Exercise details:
Every line below that includes "chart" counts toward the total. Report that total alone.

Data excerpt:
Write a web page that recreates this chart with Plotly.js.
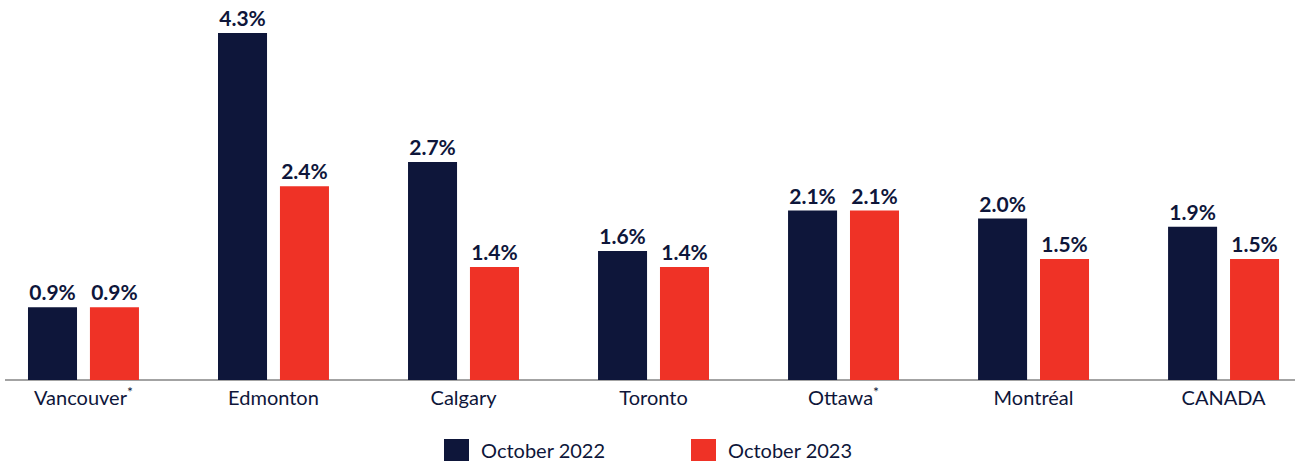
<!DOCTYPE html>
<html>
<head>
<meta charset="utf-8">
<script src="https://cdn.plot.ly/plotly-3.0.1.min.js"></script>
<style>html,body{margin:0;padding:0;background:#fff;}#chart{width:1299px;height:461px;}</style>
</head>
<body>
<div id="chart"></div>
<script>
const categories = ["Vancouver<sup>*</sup>", "Edmonton", "Calgary", "Toronto", "Ottawa<sup>*</sup>", "Montréal", "CANADA"];
const oct2022 = [0.9, 4.3, 2.7, 1.6, 2.1, 2.0, 1.9];
const oct2023 = [0.9, 2.4, 1.4, 1.4, 2.1, 1.5, 1.5];
const seriesNames = ["October 2022", "October 2023"];

const navy = "#0e163a", red = "#ef3226";
const colors = [navy, red];
const font = "Lato, 'Open Sans', sans-serif";
const fmt = v => v.toFixed(1) + "%";

const traces = [
  {type: "bar", name: seriesNames[0], x: categories, y: oct2022, marker: {color: navy},
   width: 0.258, offset: -0.292, text: oct2022.map(fmt), textposition: "outside",
   textfont: {family: font, size: 21, color: navy, weight: 700}, cliponaxis: false, hoverinfo: "skip"},
  {type: "bar", name: seriesNames[1], x: categories, y: oct2023, marker: {color: red},
   width: 0.258, offset: 0.034, text: oct2023.map(fmt), textposition: "outside",
   textfont: {family: font, size: 21, color: navy, weight: 700}, cliponaxis: false, hoverinfo: "skip"}
];

// manual legend (pixel positions converted to paper coords)
const W = 1299, H = 461, mL = 5, mR = 4, mT = 10, mB = 81;
const pw = W - mL - mR, ph = H - mT - mB;
const px = x => (x - mL) / pw;
const py = y => (H - mB - y) / ph;
const legendX = [444, 691];
const shapes = [], annotations = [];
seriesNames.forEach((n, i) => {
  shapes.push({type: "rect", xref: "paper", yref: "paper", x0: px(legendX[i]), x1: px(legendX[i] + 25),
    y0: py(462), y1: py(439), fillcolor: colors[i], line: {width: 0}});
  annotations.push({xref: "paper", yref: "paper", x: px(legendX[i] + 35), y: py(449.5), xanchor: "left",
    yanchor: "middle", text: n, showarrow: false, font: {family: font, size: 20, color: navy}});
});

const layout = {
  width: W, height: H,
  margin: {l: mL, r: mR, t: mT, b: mB},
  paper_bgcolor: "#fff", plot_bgcolor: "#fff",
  barmode: "overlay",
  showlegend: false,
  shapes: shapes, annotations: annotations,
  xaxis: {type: "category", range: [-0.413, 6.376], showgrid: false, zeroline: false,
          showline: false, ticks: "", ticklabelstandoff: 4, tickfont: {family: font, size: 20, color: navy}},
  yaxis: {range: [0, 4.585], showgrid: false, zeroline: true, zerolinecolor: "#a3a3a3",
          zerolinewidth: 2, showticklabels: false, showline: false, ticks: ""}
};

Plotly.newPlot("chart", traces, layout, {displayModeBar: false, staticPlot: true});
</script>
</body>
</html>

Written response:
4